Jaret C. Riddick, PhD
Senior Fellow, CSET at Georgetown University
Virginia Polytechnic Institute and State University
Arlington, Virginia, United States
Further information is forthcoming
Dr. Francis Phillips
Research Qerospace Engineer
US Army DEVCOM Army Research Laboratory
Presentation Title: Development of an Integrated Baseless Small Unmanned Aerial System
Abstract: The use of small unmanned aerial systems (sUAS) has expanded dramatically over the last decade. These systems can be used for many applications ranging from communications to bridge inspections, agriculture, payload transport, firefighting, meteorology, and beyond. A current major limitation to the use of these systems is the available energy in these systems, whether through batteries or some other fuel source. Considering specifically sUAS weighing below 50 lbs., most of these sUAS are electrically powered and have nominal flight times of up to 60 minutes for long distance or duration applications where the primary purpose is information gathering and/or establishment of communications, it would be beneficial to find methods to conserve energy and potentially recharge the batteries. This talk will focus on development of an integrated sUAS capable of tracking, landing on, recharging, and releasing from existing powerlines, thereby enabling continuous operation of a sUAS without the need to return to a base station for recharging. The development of such an integrated system starts with the ability to track and fly along powerlines.

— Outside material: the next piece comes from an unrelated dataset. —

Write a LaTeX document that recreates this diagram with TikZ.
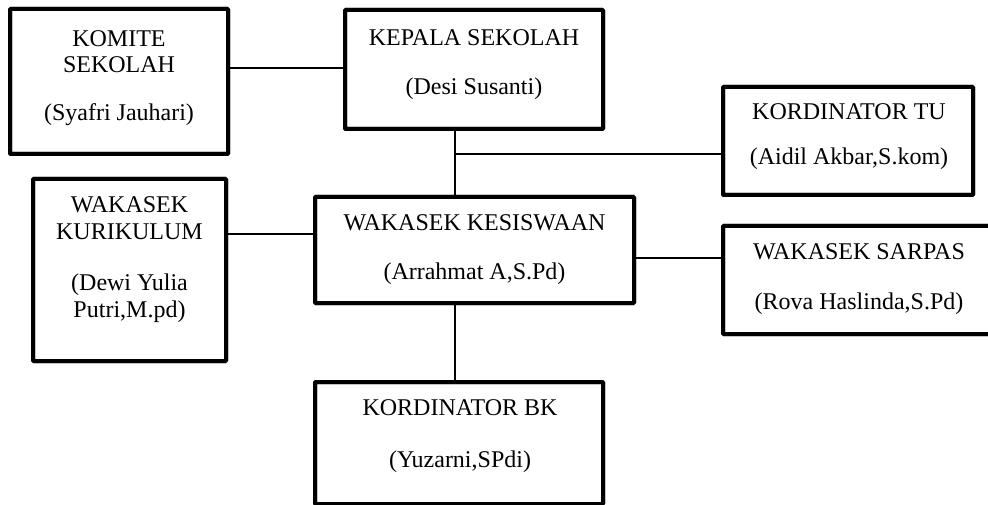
\documentclass[tikz,border=0pt]{standalone}
\usepackage{fontspec}
\setmainfont{Liberation Serif}
\begin{document}
\begin{tikzpicture}[x=1pt,y=-1pt,
  orgbox/.style={draw=black, line width=4pt, rounded corners=1pt, inner sep=0pt, outer sep=0pt, fill=white},
  txt/.style={anchor=base, inner sep=0pt, font=\fontsize{24}{27.6}\selectfont},
  conn/.style={draw=black, line width=1.6pt}]
\useasboundingbox (0,0) rectangle (988,505);
\fill[white] (0,0) rectangle (988,505);

% connector reference points
\coordinate (yKomite) at (0,68);
\coordinate (xMain) at (455,0);
\coordinate (yTU) at (0,154);
\coordinate (yKur) at (0,234);
\coordinate (ySar) at (0,258);

% boxes
\node[orgbox, minimum width=218pt, minimum height=145pt] (komite) at (119,81.5) {};
\node[orgbox, minimum width=258pt, minimum height=119pt] (kepala) at (474,69.5) {};
\node[orgbox, minimum width=250pt, minimum height=108pt] (tu) at (848,141) {};
\node[orgbox, minimum width=272pt, minimum height=108pt] (sarpas) at (859,280) {};
\node[orgbox, minimum width=193pt, minimum height=182pt] (kurikulum) at (129.5,270) {};
\node[orgbox, minimum width=319pt, minimum height=106pt] (kesiswaan) at (474.5,250) {};
\node[orgbox, minimum width=288pt, minimum height=122pt] (bk) at (459,443) {};

% connectors
\begin{scope}[on background layer/.try]
\end{scope}
\draw[conn] (komite.east |- yKomite) -- (kepala.west |- yKomite);
\draw[conn] (kepala.south -| xMain) -- (kesiswaan.north -| xMain);
\coordinate (tuJoin) at (xMain |- yTU);
\draw[conn] (tuJoin) -- (tu.west |- yTU);
\draw[conn] (kurikulum.east |- yKur) -- (kesiswaan.west |- yKur);
\draw[conn] (kesiswaan.east |- ySar) -- (sarpas.west |- ySar);
\draw[conn] (kesiswaan.south -| xMain) -- (bk.north -| xMain);

% redraw borders over connector ends
\foreach \n in {komite,kepala,tu,sarpas,kurikulum,kesiswaan,bk}{
  \draw[line width=4pt, rounded corners=1pt] (\n.north west) rectangle (\n.south east);
}

% texts
\node[txt] (komite1) at (119,47) {KOMITE};
\node[txt] (komite2) at (119,73) {SEKOLAH};
\node[txt] (komite3) at (119,121) {(Syafri Jauhari)};

\node[txt] (kepala1) at (474,46) {KEPALA SEKOLAH};
\node[txt] (kepala2) at (474,95) {(Desi Susanti)};

\node[txt] (tu1) at (849,120) {KORDINATOR TU};
\node[txt] (tu2) at (849,165) {(Aidil Akbar,S.kom)};

\node[txt] (sarpas1) at (859,259) {WAKASEK SARPAS};
\node[txt] (sarpas2) at (859,309) {(Rova Haslinda,S.Pd)};

\node[txt] (kur1) at (129.5,213) {WAKASEK};
\node[txt] (kur2) at (129.5,240) {KURIKULUM};
\node[txt] (kur3) at (129.5,290) {(Dewi Yulia};
\node[txt] (kur4) at (129.5,317) {Putri,M.pd)};

\node[txt] (kes1) at (474.5,230) {WAKASEK KESISWAAN};
\node[txt] (kes2) at (474.5,279) {(Arrahmat A,S.Pd)};

\node[txt] (bk1) at (460,415) {KORDINATOR BK};
\node[txt] (bk2) at (460,467) {(Yuzarni,SPdi)};
\end{tikzpicture}
\end{document}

Once the battery life reaches some minimum threshold, the integrated sUAS would grasp onto the powerline and an auxiliary electromagnetic system would be used to harvest the magnetic field emitted by the powerline, thereby recharging the sUAS batteries.
This talk is separated into three portions, each focusing on a separate portion of the proposed integrated system. First, efforts to develop a control scheme and morphing wings to track powerlines and subsequently match the natural curvature of powerlines through careful tuning of the long period oscillation for a fixed wing sUAS. This effort both includes the use of a time-of-flight sensor to locate powerlines, as well as the development of control laws and wing morphing mechanisms to follow the powerlines. Control laws were developed capable of considering a morphing parameter representative of changing the airfoil shape from a NACA 2410 to a NACA 2414, which is useful in tuning the phugoid mode. Simple prototypes have been developed capable of performing matching a commanded airfoil shape based on the control laws. The second portion considers efforts to develop an active gripper system to grasp, perch, and eventually release from an object such as a powerline or tree branch, thereby eliminating the motor power usage. Several different configurations of an active gripper system were developed and analyzed. These systems are designed to be bistable such that they can maintain an open configuration during flight as well as the closed configuration when perched. Furthermore, due to the bistable design, no energy is required to maintain either the open or grasped states but rather energy is only required when switching between states. The energy to grasp is provided via an impulse when the gripper strikes the object on which it will perch, enabling a rapid grasping motion without requiring additional energy input from the sUAS. Opening of the active grasper is enabled via the use of active materials (shape memory alloys or active polymers). Some of the developed systems are also prototyped and flight tested on a custom sUAS. The third portion of this talk will briefly discuss mechanisms to recharge the sUAS from the powerlines. All powerlines that carry a current will emit a magnetic field. Therefore, this integrated system will include an electromagnetic system to harvest such magnetic fields and use them to recharge the sUAS.
Biography: Dr. Francis Phillips currently works as a research aerospace engineer for the US Army DEVCOM Army Research Laboratory, where he leads a program focused on development of reconfigurable aerial vehicles including exploring the application and control of active materials to enable reconfiguration as well as aeroelastic analysis coupled to design for reconfigurable vehicles. Prior to joining the Army Research Laboratory, he earned his Ph.D. in Aerospace Engineering from Texas A&M University studying the fatigue of shape memory alloys. Dr. Phillips’ areas of interest include smart materials, reconfigurable structures, and aeroelasticity.